TO BE DONE>
Omit all pictures, then retype the data exactly as given.

RECORD SET>
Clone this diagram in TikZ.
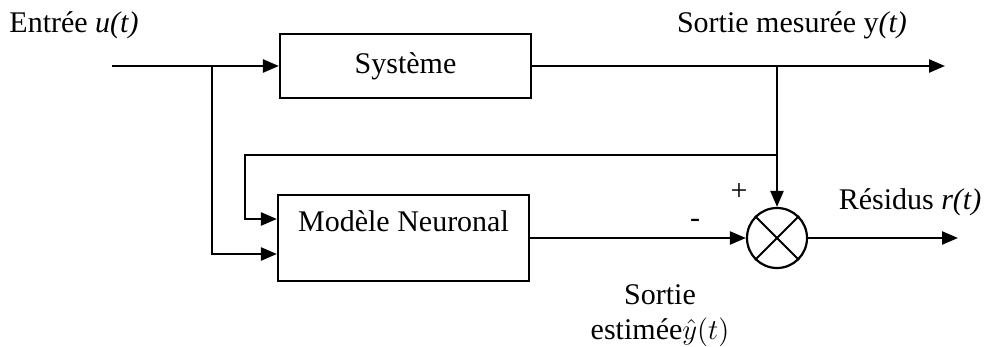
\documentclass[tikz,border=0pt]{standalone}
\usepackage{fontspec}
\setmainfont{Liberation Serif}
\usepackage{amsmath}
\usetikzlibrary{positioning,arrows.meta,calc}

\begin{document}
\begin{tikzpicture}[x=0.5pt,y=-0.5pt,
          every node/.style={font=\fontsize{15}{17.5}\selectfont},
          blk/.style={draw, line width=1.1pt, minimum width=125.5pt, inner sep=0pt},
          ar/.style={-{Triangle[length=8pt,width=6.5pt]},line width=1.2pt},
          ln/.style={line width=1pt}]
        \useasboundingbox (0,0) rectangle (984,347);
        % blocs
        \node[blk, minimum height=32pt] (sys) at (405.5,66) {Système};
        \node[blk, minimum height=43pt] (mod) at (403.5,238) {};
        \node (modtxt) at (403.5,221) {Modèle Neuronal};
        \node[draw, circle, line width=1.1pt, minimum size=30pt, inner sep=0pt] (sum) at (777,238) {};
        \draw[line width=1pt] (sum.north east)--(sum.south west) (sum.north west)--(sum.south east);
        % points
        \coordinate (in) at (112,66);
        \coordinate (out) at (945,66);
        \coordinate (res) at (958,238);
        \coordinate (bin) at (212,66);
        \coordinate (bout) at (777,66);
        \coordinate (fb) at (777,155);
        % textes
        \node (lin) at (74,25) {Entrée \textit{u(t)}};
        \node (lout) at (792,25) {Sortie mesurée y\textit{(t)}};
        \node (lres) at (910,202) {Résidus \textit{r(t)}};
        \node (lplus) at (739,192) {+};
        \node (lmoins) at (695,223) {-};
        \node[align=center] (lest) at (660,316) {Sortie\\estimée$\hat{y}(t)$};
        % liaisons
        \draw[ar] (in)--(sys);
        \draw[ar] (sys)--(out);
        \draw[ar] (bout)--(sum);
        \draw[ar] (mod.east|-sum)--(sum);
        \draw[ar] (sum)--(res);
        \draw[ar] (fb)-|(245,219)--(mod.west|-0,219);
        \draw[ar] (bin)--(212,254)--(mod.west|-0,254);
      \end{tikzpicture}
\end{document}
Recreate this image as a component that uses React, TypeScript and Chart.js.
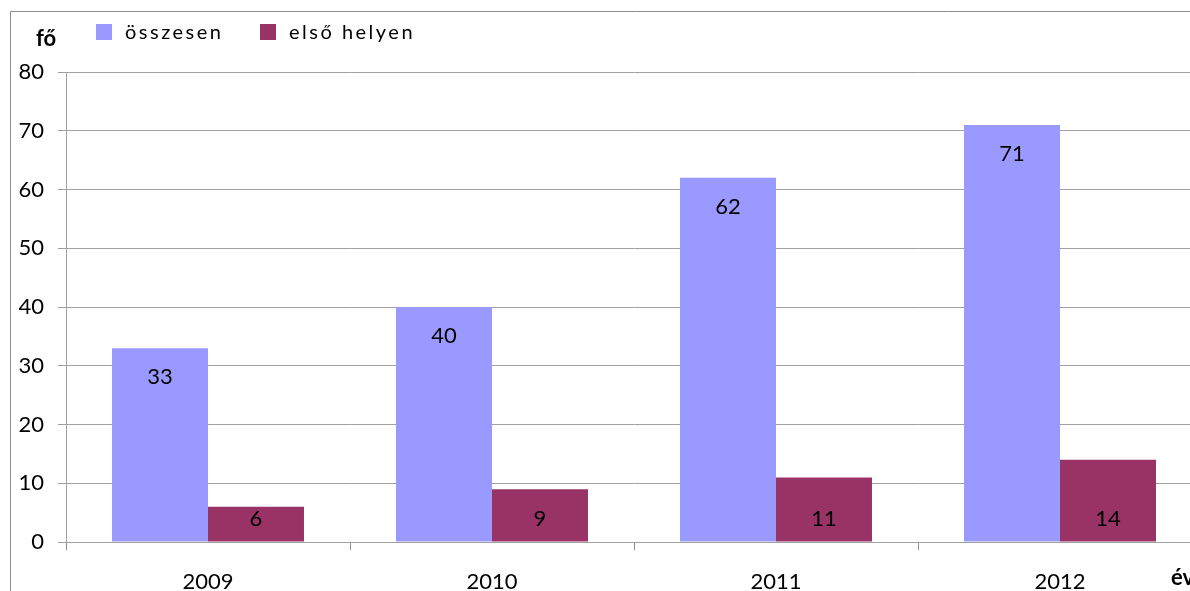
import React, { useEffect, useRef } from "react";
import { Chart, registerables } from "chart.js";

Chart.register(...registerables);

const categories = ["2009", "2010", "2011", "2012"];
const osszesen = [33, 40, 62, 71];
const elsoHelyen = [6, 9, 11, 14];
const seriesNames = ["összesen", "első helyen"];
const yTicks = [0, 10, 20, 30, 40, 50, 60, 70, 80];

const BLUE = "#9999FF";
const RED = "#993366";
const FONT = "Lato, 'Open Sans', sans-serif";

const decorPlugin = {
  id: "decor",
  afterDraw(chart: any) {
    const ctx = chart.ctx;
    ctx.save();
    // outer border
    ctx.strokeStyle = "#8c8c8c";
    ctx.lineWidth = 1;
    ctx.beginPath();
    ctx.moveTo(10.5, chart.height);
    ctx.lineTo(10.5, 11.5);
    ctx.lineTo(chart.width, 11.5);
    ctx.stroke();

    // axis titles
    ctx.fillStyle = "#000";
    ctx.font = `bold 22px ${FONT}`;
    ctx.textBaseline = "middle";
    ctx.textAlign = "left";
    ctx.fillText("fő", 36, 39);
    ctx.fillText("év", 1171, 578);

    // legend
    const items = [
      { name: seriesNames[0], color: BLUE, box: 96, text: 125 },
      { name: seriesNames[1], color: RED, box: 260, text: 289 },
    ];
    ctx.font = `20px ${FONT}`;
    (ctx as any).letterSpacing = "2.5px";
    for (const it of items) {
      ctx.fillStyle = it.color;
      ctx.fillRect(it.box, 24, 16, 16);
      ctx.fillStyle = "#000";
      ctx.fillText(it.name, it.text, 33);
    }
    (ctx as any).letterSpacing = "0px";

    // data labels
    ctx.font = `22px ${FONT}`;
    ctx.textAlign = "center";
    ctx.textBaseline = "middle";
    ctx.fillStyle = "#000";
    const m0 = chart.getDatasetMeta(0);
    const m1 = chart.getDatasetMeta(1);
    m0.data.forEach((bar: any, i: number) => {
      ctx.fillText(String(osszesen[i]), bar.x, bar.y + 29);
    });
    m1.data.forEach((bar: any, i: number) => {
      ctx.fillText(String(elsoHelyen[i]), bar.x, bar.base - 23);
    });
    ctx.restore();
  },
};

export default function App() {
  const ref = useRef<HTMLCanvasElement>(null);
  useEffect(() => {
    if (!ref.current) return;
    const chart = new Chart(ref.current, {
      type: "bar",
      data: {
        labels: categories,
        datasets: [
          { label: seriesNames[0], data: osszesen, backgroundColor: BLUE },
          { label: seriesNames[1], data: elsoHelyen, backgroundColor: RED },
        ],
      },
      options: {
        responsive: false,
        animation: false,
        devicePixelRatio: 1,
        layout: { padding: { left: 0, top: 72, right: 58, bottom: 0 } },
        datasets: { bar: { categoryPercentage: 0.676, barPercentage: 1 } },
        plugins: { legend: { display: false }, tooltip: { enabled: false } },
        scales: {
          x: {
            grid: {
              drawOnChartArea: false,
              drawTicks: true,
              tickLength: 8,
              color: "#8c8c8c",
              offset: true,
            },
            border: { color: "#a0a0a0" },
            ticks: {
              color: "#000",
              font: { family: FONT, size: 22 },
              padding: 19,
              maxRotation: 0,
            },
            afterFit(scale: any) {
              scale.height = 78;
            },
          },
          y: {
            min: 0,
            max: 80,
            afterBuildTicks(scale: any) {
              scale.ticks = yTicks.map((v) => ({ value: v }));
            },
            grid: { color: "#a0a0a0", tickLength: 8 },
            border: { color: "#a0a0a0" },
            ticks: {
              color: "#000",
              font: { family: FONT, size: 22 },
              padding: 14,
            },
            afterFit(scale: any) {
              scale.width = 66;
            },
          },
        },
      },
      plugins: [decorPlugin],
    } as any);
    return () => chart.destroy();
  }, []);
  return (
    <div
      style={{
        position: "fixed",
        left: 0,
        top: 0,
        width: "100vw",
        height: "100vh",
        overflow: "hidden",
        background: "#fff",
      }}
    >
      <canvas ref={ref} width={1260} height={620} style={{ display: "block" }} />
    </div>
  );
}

RESPONSE TO THIS TASK>
Clone this diagram in TikZ.
\documentclass[tikz,border=0pt]{standalone}
\usepackage{fontspec}
\setmainfont{Liberation Serif}
\usepackage{amsmath}
\usetikzlibrary{positioning,arrows.meta,calc}

\begin{document}
\begin{tikzpicture}[x=0.5pt,y=-0.5pt,
          every node/.style={font=\fontsize{15}{17.5}\selectfont},
          blk/.style={draw, line width=1.1pt, minimum width=125.5pt, inner sep=0pt},
          ar/.style={-{Triangle[length=8pt,width=6.5pt]},line width=1.2pt},
          ln/.style={line width=1pt}]
        \useasboundingbox (0,0) rectangle (984,347);
        % blocs
        \node[blk, minimum height=32pt] (sys) at (405.5,66) {Système};
        \node[blk, minimum height=43pt] (mod) at (403.5,238) {};
        \node (modtxt) at (403.5,221) {Modèle Neuronal};
        \node[draw, circle, line width=1.1pt, minimum size=30pt, inner sep=0pt] (sum) at (777,238) {};
        \draw[line width=1pt] (sum.north east)--(sum.south west) (sum.north west)--(sum.south east);
        % points
        \coordinate (in) at (112,66);
        \coordinate (out) at (945,66);
        \coordinate (res) at (958,238);
        \coordinate (bin) at (212,66);
        \coordinate (bout) at (777,66);
        \coordinate (fb) at (777,155);
        % textes
        \node (lin) at (74,25) {Entrée \textit{u(t)}};
        \node (lout) at (792,25) {Sortie mesurée y\textit{(t)}};
        \node (lres) at (910,202) {Résidus \textit{r(t)}};
        \node (lplus) at (739,192) {+};
        \node (lmoins) at (695,223) {-};
        \node[align=center] (lest) at (660,316) {Sortie\\estimée$\hat{y}(t)$};
        % liaisons
        \draw[ar] (in)--(sys);
        \draw[ar] (sys)--(out);
        \draw[ar] (bout)--(sum);
        \draw[ar] (mod.east|-sum)--(sum);
        \draw[ar] (sum)--(res);
        \draw[ar] (fb)-|(245,219)--(mod.west|-0,219);
        \draw[ar] (bin)--(212,254)--(mod.west|-0,254);
      \end{tikzpicture}
\end{document}
Recreate this image as a component that uses React, TypeScript and Chart.js.
import React, { useEffect, useRef } from "react";
import { Chart, registerables } from "chart.js";

Chart.register(...registerables);

const categories = ["2009", "2010", "2011", "2012"];
const osszesen = [33, 40, 62, 71];
const elsoHelyen = [6, 9, 11, 14];
const seriesNames = ["összesen", "első helyen"];
const yTicks = [0, 10, 20, 30, 40, 50, 60, 70, 80];

const BLUE = "#9999FF";
const RED = "#993366";
const FONT = "Lato, 'Open Sans', sans-serif";

const decorPlugin = {
  id: "decor",
  afterDraw(chart: any) {
    const ctx = chart.ctx;
    ctx.save();
    // outer border
    ctx.strokeStyle = "#8c8c8c";
    ctx.lineWidth = 1;
    ctx.beginPath();
    ctx.moveTo(10.5, chart.height);
    ctx.lineTo(10.5, 11.5);
    ctx.lineTo(chart.width, 11.5);
    ctx.stroke();

    // axis titles
    ctx.fillStyle = "#000";
    ctx.font = `bold 22px ${FONT}`;
    ctx.textBaseline = "middle";
    ctx.textAlign = "left";
    ctx.fillText("fő", 36, 39);
    ctx.fillText("év", 1171, 578);

    // legend
    const items = [
      { name: seriesNames[0], color: BLUE, box: 96, text: 125 },
      { name: seriesNames[1], color: RED, box: 260, text: 289 },
    ];
    ctx.font = `20px ${FONT}`;
    (ctx as any).letterSpacing = "2.5px";
    for (const it of items) {
      ctx.fillStyle = it.color;
      ctx.fillRect(it.box, 24, 16, 16);
      ctx.fillStyle = "#000";
      ctx.fillText(it.name, it.text, 33);
    }
    (ctx as any).letterSpacing = "0px";

    // data labels
    ctx.font = `22px ${FONT}`;
    ctx.textAlign = "center";
    ctx.textBaseline = "middle";
    ctx.fillStyle = "#000";
    const m0 = chart.getDatasetMeta(0);
    const m1 = chart.getDatasetMeta(1);
    m0.data.forEach((bar: any, i: number) => {
      ctx.fillText(String(osszesen[i]), bar.x, bar.y + 29);
    });
    m1.data.forEach((bar: any, i: number) => {
      ctx.fillText(String(elsoHelyen[i]), bar.x, bar.base - 23);
    });
    ctx.restore();
  },
};

export default function App() {
  const ref = useRef<HTMLCanvasElement>(null);
  useEffect(() => {
    if (!ref.current) return;
    const chart = new Chart(ref.current, {
      type: "bar",
      data: {
        labels: categories,
        datasets: [
          { label: seriesNames[0], data: osszesen, backgroundColor: BLUE },
          { label: seriesNames[1], data: elsoHelyen, backgroundColor: RED },
        ],
      },
      options: {
        responsive: false,
        animation: false,
        devicePixelRatio: 1,
        layout: { padding: { left: 0, top: 72, right: 58, bottom: 0 } },
        datasets: { bar: { categoryPercentage: 0.676, barPercentage: 1 } },
        plugins: { legend: { display: false }, tooltip: { enabled: false } },
        scales: {
          x: {
            grid: {
              drawOnChartArea: false,
              drawTicks: true,
              tickLength: 8,
              color: "#8c8c8c",
              offset: true,
            },
            border: { color: "#a0a0a0" },
            ticks: {
              color: "#000",
              font: { family: FONT, size: 22 },
              padding: 19,
              maxRotation: 0,
            },
            afterFit(scale: any) {
              scale.height = 78;
            },
          },
          y: {
            min: 0,
            max: 80,
            afterBuildTicks(scale: any) {
              scale.ticks = yTicks.map((v) => ({ value: v }));
            },
            grid: { color: "#a0a0a0", tickLength: 8 },
            border: { color: "#a0a0a0" },
            ticks: {
              color: "#000",
              font: { family: FONT, size: 22 },
              padding: 14,
            },
            afterFit(scale: any) {
              scale.width = 66;
            },
          },
        },
      },
      plugins: [decorPlugin],
    } as any);
    return () => chart.destroy();
  }, []);
  return (
    <div
      style={{
        position: "fixed",
        left: 0,
        top: 0,
        width: "100vw",
        height: "100vh",
        overflow: "hidden",
        background: "#fff",
      }}
    >
      <canvas ref={ref} width={1260} height={620} style={{ display: "block" }} />
    </div>
  );
}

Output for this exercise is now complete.